Interestingly, most farmers don’t even sell their produce in mandis, and only six per cent receive MSPs. But, as with all things Indian, there is huge variation from state-to-state. The reason why so many of the protesters are Sikh is that farmers from Punjab and Haryana sell much of their produce in mandis, where they receive MSPs, so they stand to lose from this bill. Farmers from Tamil Nadu or Madhya Pradesh, not so much.
If deregulation is scary, leaving regulations intact is terrifying. Bihari potatoes have to run a relay race, passed from mandi to mandi, before plopping exhausted onto Marathi dinner plates. APMCs were conceived to protect farmers, but licensed agents often collude to stiff them. Farms are too tiny to be efficient: most farmers don’t sell their produce in any market, regulated or otherwise, because they have no surplus to sell. Food loss is massive because the 1955 Act deters investment in storage facilities. MSPs may serve as a safety net for farmers who lack other forms of insurance, but they distort behaviour. Inefficiency from all these quarters translates into higher prices for end consumers, many of whom are poor. This, in a country where malnutrition is a national epidemic.

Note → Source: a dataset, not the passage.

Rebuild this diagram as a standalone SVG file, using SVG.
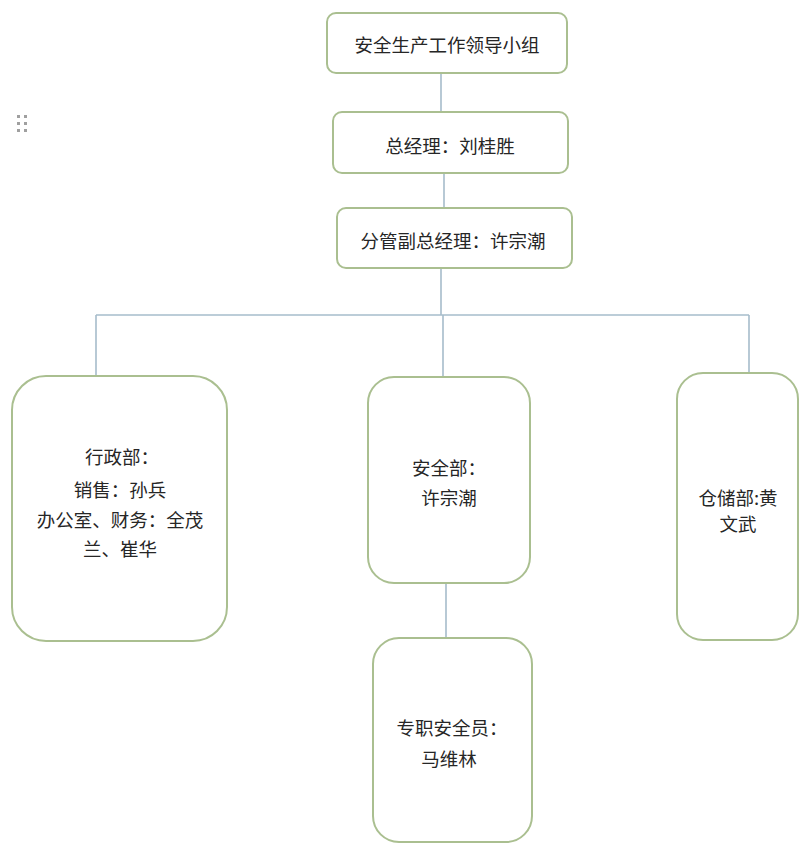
<svg xmlns="http://www.w3.org/2000/svg" width="799" height="843" viewBox="0 0 799 843">
<style>
.box{fill:#ffffff;stroke:#aabf90;stroke-width:2}
.ln{stroke:#a6bccb;stroke-width:1.6;fill:none}
text{font-family:"Noto Sans CJK SC","Noto Sans",sans-serif;font-size:18.5px;fill:#262626;text-anchor:middle;dominant-baseline:central}
.grip{fill:#a0a0a0}
</style>
<rect width="799" height="843" fill="#ffffff"/>
<g id="grip">
<rect class="grip" x="17" y="115" width="3" height="3"/><rect class="grip" x="24" y="115" width="3" height="3"/>
<rect class="grip" x="17" y="122" width="3" height="3"/><rect class="grip" x="24" y="122" width="3" height="3"/>
<rect class="grip" x="17" y="129" width="3" height="3"/><rect class="grip" x="24" y="129" width="3" height="3"/>
</g>
<g id="connectors">
<line class="ln" x1="441" y1="73" x2="441" y2="112"/>
<line class="ln" x1="444" y1="173" x2="444" y2="208"/>
<line class="ln" x1="441" y1="268" x2="441" y2="315"/>
<line class="ln" x1="96" y1="315" x2="749" y2="315"/>
<line class="ln" x1="96" y1="315" x2="96" y2="376"/>
<line class="ln" x1="443" y1="315" x2="443" y2="377"/>
<line class="ln" x1="749" y1="315" x2="749" y2="373"/>
<line class="ln" x1="446" y1="583" x2="446" y2="638"/>
</g>
<g id="n1"><rect class="box" x="327" y="13" width="240" height="60" rx="9"/><text x="447" y="44">安全生产工作领导小组</text></g>
<g id="n2"><rect class="box" x="333" y="112" width="235" height="61" rx="9"/><text x="450" y="145">总经理：刘桂胜</text></g>
<g id="n3"><rect class="box" x="337" y="208" width="235" height="60" rx="9"/><text x="453" y="240">分管副总经理：许宗潮</text></g>
<g id="n4"><rect class="box" x="12" y="376" width="215" height="265" rx="34"/>
<text x="122" y="456">行政部：</text>
<text x="120" y="489">销售：孙兵</text>
<text x="120" y="519">办公室、财务：全茂</text>
<text x="120" y="548">兰、崔华</text></g>
<g id="n5"><rect class="box" x="368" y="377" width="162" height="206" rx="26"/>
<text x="449" y="467">安全部：</text>
<text x="449" y="497">许宗潮</text></g>
<g id="n6"><rect class="box" x="677" y="373" width="121" height="267" rx="26"/>
<text x="738" y="497">仓储部:黄</text>
<text x="738" y="523">文武</text></g>
<g id="n7"><rect class="box" x="373" y="638" width="159" height="204" rx="26"/>
<text x="452" y="727">专职安全员：</text>
<text x="449" y="758">马维林</text></g>
</svg>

There you go. We’ve talked about it. As things stand, the Indian Supreme Court has stayed the bills. Protesters want a full repeal. What then? You may stand by the farmer protests but where do you sit? In favour of a highly regulated system that protects some and leaves others hungry? Or are you in favour of market-based solutions, which may make food more affordable but risks destroying Indian farming as we know it? Pick your poison. Otherwise, announcing that you Stand by #FarmerProtests is the moral equivalent of a selfie taken at the edge of a desert: poetic, intriguing, and empty.